### Short task
Copy only what lies from the line containing "Emit a Python script that matches this image, drawn with seaborn" through the line containing "from matplotlib.ticker import FuncFormatter" in the entries below, keeping both end lines exact and dropping every picture.

### Given data
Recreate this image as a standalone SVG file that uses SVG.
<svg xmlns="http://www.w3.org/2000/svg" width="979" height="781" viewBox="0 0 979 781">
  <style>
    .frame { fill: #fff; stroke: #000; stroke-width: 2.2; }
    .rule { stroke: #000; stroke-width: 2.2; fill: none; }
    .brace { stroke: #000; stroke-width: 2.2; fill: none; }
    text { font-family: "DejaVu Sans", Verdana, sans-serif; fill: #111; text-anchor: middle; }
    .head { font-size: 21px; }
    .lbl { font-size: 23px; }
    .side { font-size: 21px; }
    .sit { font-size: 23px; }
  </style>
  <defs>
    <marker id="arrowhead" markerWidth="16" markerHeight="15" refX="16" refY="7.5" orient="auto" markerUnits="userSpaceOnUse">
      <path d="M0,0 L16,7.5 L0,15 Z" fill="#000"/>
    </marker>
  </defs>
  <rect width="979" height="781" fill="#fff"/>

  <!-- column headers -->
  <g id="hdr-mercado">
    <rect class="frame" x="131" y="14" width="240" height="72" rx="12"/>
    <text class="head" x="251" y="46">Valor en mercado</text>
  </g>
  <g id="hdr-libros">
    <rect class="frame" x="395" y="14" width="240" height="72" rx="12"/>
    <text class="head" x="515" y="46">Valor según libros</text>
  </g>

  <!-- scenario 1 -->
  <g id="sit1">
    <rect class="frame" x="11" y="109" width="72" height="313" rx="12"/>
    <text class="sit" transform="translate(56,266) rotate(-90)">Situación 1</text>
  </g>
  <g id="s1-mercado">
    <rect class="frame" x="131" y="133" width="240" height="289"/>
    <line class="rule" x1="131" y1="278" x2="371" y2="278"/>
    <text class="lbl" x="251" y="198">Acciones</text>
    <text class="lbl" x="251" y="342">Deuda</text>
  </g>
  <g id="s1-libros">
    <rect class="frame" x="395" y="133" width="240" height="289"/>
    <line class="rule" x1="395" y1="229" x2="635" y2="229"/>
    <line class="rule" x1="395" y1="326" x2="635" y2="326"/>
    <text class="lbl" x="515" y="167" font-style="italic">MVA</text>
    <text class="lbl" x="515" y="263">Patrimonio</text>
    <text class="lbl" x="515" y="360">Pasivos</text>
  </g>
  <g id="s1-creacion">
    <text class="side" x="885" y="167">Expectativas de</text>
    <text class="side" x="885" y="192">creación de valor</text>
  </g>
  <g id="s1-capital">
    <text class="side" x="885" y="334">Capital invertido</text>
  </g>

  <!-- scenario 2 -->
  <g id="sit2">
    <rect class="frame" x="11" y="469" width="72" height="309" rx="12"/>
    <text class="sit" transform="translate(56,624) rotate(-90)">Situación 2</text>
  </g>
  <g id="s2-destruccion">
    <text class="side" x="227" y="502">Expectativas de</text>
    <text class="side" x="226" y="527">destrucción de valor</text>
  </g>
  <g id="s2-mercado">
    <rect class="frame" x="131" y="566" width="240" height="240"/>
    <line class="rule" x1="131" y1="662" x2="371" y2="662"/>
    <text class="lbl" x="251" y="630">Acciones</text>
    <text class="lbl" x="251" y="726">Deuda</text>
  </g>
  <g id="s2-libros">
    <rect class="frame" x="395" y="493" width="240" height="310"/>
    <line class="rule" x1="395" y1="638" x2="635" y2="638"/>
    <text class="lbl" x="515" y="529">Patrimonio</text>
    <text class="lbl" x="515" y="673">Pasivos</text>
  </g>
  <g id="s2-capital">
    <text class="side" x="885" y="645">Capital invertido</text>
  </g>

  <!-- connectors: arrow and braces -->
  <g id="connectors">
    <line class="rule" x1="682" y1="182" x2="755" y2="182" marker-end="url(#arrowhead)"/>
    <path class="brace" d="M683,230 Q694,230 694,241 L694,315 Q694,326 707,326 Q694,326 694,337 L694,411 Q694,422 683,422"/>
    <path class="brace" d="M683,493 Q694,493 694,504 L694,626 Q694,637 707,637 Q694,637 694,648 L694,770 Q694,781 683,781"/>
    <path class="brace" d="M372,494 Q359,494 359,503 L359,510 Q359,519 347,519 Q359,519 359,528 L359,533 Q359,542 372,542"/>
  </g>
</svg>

---

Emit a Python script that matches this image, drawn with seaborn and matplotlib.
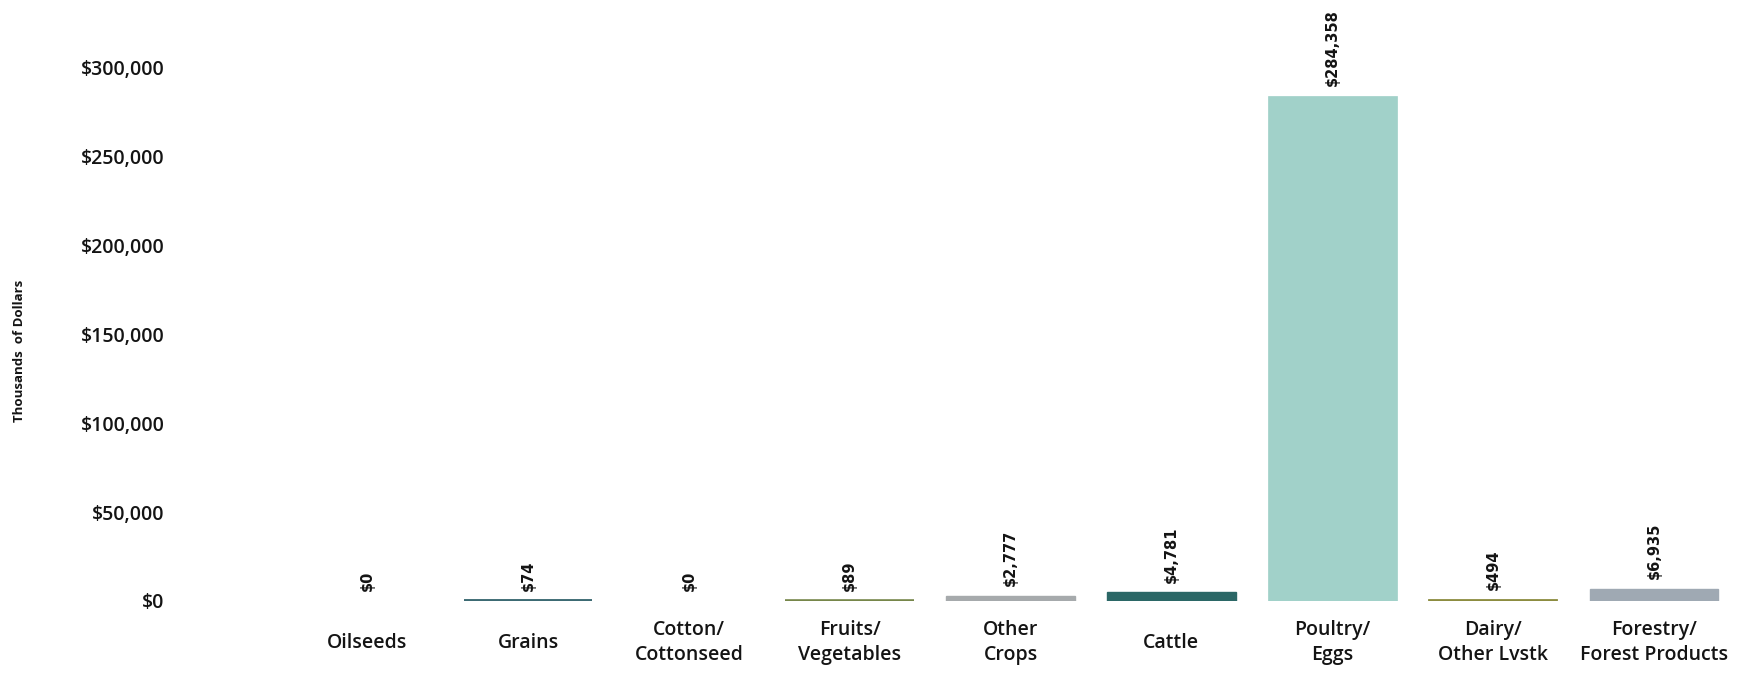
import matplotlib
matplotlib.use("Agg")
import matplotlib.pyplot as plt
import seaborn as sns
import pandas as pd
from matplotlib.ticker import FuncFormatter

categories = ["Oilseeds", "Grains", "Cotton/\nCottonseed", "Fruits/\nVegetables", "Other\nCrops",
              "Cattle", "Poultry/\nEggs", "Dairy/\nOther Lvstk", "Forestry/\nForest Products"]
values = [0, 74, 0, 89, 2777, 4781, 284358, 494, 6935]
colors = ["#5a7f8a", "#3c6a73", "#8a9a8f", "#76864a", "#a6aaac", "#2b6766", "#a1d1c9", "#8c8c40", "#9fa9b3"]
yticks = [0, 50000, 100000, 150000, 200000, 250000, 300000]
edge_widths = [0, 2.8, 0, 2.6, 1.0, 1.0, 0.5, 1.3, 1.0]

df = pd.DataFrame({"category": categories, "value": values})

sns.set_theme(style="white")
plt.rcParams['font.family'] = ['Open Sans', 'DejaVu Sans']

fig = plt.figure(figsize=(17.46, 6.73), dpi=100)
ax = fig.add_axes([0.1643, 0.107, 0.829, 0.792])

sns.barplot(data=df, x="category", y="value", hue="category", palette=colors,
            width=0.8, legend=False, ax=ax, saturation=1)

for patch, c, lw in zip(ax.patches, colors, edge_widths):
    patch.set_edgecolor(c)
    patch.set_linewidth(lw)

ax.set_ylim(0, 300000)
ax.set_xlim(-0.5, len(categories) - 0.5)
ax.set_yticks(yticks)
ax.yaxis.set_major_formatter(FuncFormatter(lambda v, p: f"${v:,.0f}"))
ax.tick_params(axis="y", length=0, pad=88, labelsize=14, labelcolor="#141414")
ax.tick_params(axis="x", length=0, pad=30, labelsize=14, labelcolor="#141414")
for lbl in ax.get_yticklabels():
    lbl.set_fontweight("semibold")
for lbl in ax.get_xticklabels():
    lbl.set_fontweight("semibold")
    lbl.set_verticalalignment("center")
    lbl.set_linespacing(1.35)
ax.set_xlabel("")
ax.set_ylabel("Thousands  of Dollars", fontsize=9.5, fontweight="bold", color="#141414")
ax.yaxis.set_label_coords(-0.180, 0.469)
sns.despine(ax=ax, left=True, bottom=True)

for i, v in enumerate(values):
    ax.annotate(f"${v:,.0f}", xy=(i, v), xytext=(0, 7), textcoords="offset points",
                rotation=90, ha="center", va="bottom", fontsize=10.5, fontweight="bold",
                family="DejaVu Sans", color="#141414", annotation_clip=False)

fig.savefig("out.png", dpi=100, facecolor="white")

...

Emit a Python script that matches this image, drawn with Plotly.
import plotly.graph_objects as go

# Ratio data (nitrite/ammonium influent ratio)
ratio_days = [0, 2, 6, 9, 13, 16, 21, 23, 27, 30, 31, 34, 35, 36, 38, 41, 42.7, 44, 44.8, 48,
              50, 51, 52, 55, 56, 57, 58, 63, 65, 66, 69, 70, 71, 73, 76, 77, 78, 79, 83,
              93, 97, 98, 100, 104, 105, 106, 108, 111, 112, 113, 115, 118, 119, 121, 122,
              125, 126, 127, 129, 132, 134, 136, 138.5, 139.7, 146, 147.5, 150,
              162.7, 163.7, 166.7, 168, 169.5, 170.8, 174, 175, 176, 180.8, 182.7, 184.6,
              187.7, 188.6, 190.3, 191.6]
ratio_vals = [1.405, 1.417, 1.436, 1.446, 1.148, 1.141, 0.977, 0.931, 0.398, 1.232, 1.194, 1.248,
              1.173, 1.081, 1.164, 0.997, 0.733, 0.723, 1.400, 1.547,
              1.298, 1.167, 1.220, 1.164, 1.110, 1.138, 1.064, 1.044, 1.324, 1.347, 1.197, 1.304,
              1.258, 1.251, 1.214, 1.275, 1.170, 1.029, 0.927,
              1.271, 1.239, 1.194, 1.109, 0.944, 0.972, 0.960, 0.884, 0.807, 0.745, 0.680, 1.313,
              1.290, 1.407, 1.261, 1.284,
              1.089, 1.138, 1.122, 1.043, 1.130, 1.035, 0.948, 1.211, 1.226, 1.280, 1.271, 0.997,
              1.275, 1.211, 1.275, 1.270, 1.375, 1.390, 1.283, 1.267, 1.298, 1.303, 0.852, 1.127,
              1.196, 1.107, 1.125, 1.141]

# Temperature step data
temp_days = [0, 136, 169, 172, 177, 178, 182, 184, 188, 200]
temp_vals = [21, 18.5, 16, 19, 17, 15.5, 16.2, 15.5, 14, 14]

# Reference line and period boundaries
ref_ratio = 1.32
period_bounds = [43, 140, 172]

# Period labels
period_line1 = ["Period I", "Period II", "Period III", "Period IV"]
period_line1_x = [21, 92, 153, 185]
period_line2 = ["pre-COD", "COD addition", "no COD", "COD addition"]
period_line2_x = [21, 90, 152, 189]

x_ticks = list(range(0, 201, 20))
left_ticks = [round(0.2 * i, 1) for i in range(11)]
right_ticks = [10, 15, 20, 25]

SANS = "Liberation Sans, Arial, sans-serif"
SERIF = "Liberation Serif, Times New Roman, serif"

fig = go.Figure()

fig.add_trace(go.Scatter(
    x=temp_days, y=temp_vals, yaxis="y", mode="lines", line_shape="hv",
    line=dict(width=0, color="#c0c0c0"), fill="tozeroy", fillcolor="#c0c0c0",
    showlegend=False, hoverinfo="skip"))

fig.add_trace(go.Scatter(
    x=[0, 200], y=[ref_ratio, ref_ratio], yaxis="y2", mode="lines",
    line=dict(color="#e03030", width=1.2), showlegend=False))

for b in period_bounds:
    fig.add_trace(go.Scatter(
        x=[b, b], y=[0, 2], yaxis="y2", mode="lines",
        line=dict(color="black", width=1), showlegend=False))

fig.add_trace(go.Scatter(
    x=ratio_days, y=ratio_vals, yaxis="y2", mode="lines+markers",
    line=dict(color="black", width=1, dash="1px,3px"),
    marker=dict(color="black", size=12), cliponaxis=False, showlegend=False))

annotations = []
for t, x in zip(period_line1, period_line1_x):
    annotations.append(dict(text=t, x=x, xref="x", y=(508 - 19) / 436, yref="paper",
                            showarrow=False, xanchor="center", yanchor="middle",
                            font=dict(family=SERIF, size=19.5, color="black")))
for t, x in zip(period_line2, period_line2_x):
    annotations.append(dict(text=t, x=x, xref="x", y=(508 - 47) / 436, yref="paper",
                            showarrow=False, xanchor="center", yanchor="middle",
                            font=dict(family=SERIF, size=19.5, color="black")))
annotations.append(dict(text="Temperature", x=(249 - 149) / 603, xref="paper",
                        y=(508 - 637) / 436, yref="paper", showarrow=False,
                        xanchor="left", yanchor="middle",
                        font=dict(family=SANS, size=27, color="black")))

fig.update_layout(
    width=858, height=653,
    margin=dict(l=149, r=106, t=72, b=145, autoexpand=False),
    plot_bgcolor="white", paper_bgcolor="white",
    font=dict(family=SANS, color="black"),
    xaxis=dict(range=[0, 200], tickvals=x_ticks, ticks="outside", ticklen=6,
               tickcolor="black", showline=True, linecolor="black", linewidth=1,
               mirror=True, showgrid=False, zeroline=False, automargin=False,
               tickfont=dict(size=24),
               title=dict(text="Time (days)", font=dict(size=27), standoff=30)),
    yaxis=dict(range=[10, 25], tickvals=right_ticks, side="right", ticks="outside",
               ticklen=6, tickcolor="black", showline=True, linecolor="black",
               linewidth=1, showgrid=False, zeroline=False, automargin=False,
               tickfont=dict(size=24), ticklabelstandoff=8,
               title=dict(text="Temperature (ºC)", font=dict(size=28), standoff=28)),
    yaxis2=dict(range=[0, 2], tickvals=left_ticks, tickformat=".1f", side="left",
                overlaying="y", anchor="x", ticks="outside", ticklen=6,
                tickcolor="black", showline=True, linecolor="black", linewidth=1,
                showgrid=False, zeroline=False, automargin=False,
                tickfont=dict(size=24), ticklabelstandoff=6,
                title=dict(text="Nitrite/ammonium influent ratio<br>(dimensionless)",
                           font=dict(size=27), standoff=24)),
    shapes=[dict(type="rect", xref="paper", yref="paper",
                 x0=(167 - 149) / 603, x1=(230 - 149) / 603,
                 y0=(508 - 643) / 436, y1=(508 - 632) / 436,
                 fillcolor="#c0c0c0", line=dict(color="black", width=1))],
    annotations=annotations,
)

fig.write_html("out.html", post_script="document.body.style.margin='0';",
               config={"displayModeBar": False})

### Exercise output
Emit a Python script that matches this image, drawn with seaborn and matplotlib.
import matplotlib
matplotlib.use("Agg")
import matplotlib.pyplot as plt
import seaborn as sns
import pandas as pd
from matplotlib.ticker import FuncFormatter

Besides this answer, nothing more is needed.